# Does the microwave kill mites?



## susb8383 (Feb 24, 2007)

I'm giving up on the freezing method. It just doesn't seem to work for me. I have a stand-alone freezer that I keep my rat bedding in until I use it (Kaytee Clean and Cozy). This is the second time my rats have gotten mites. I noticed when I reach a hand into the bag, straight out of the freezer, it just isn't that cold. My theory is that since the bedding is compressed, it's hard for the cold to reach to the center. Also paper doesn't really transfer the cold very much to begin with. So now I have a big bag that I've barely used. Does anyone know if microwaving will kill mites? If it does, I could zap a little at a time instead of throwing the whole bag away. Thanks.


----------



## Brittykb (Aug 23, 2017)

I dont know about microwaving it but what if you just got freezer bags and put smaller amounts in so can all get cold enough


susb8383 said:


> I'm giving up on the freezing method. It just doesn't seem to work for me. I have a stand-alone freezer that I keep my rat bedding in until I use it (Kaytee Clean and Cozy). This is the second time my rats have gotten mites. I noticed when I reach a hand into the bag, straight out of the freezer, it just isn't that cold. My theory is that since the bedding is compressed, it's hard for the cold to reach to the center. Also paper doesn't really transfer the cold very much to begin with. So now I have a big bag that I've barely used. Does anyone know if microwaving will kill mites? If it does, I could zap a little at a time instead of throwing the whole bag away. Thanks.

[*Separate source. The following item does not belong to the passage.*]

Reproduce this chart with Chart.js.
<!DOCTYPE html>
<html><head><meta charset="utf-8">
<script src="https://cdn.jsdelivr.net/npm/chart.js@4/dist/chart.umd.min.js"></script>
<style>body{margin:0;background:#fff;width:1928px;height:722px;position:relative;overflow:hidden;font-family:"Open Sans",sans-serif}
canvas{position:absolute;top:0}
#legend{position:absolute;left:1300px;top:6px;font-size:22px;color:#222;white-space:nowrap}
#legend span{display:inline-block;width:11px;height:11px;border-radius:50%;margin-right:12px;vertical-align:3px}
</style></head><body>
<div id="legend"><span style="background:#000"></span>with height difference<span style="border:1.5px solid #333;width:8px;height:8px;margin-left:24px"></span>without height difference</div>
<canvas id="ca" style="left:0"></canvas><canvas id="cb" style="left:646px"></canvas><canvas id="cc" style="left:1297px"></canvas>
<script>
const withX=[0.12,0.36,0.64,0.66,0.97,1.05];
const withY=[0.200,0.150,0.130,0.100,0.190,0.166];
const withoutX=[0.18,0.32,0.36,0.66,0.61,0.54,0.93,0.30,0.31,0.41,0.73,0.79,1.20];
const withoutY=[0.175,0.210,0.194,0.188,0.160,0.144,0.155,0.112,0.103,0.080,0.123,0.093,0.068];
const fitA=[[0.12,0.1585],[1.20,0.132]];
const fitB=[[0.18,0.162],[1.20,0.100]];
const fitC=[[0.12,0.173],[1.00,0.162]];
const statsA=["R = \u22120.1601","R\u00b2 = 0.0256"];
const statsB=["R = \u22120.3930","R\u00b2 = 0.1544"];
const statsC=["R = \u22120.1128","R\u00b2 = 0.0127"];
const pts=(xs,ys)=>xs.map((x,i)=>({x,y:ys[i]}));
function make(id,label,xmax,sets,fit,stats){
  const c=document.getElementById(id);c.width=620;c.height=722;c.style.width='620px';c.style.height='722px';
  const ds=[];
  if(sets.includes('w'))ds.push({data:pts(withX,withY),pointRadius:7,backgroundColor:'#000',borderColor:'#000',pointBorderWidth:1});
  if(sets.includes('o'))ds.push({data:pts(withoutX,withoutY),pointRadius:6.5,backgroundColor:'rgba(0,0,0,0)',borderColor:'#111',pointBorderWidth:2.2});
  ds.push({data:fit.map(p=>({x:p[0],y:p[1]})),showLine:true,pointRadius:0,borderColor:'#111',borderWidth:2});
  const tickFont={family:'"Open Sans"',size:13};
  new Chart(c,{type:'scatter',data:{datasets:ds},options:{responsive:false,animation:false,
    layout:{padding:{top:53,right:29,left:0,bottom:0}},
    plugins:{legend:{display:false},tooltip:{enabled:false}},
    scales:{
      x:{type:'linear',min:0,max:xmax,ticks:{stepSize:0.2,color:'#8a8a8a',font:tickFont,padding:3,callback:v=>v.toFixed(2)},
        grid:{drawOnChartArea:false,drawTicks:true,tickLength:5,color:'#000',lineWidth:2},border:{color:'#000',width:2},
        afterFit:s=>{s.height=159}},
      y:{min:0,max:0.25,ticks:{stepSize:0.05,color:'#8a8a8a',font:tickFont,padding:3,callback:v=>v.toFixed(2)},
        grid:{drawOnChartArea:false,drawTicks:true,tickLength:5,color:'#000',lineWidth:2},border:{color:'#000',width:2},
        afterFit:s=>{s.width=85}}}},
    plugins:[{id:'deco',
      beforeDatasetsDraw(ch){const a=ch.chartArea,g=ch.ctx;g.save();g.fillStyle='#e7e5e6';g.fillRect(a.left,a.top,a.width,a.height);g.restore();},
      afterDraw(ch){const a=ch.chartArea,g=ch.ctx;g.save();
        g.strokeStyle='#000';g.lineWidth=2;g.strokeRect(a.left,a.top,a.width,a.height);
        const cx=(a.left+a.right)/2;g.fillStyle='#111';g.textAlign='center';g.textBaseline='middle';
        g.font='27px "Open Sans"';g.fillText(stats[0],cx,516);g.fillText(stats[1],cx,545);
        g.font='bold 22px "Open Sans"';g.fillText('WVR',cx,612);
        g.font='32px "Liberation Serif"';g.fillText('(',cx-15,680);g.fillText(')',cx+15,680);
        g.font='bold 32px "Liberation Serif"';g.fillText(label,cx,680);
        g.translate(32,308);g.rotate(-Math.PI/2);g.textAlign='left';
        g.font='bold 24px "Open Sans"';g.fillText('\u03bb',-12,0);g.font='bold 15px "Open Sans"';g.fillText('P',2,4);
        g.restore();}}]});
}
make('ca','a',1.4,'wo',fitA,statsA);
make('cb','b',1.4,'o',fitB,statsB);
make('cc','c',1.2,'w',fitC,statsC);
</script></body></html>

Sent from my SM-G930W8 using Tapatalk


----------



## shibezone (Feb 5, 2018)

What I'd try to do is seperate what you're going to use about 2 days ahead of time, aerate it, fluff it up then seal it in its own bag and freeze it again. I think the big block is just too dense to really freeze thoroughly and by creating more air and surface it should hopefully freeze better. Make sure there's no cross contamination possibility from anything else, including yourself. Sometimes we can pick up mites just by going to the pet store and accidentally bring them home, this happened to my room mate's snake once! I'm not sure if microwaving will kill them but you could try baking your bedding in the oven. Just lay it out on a large cookie sheet, maybe around 30 minutes at 250 degrees F. Do a small test batch first, you may want to lightly spritz it to wet it if you're worried about fire but considering you can dry wooden toys in the oven you ought to be fine.


----------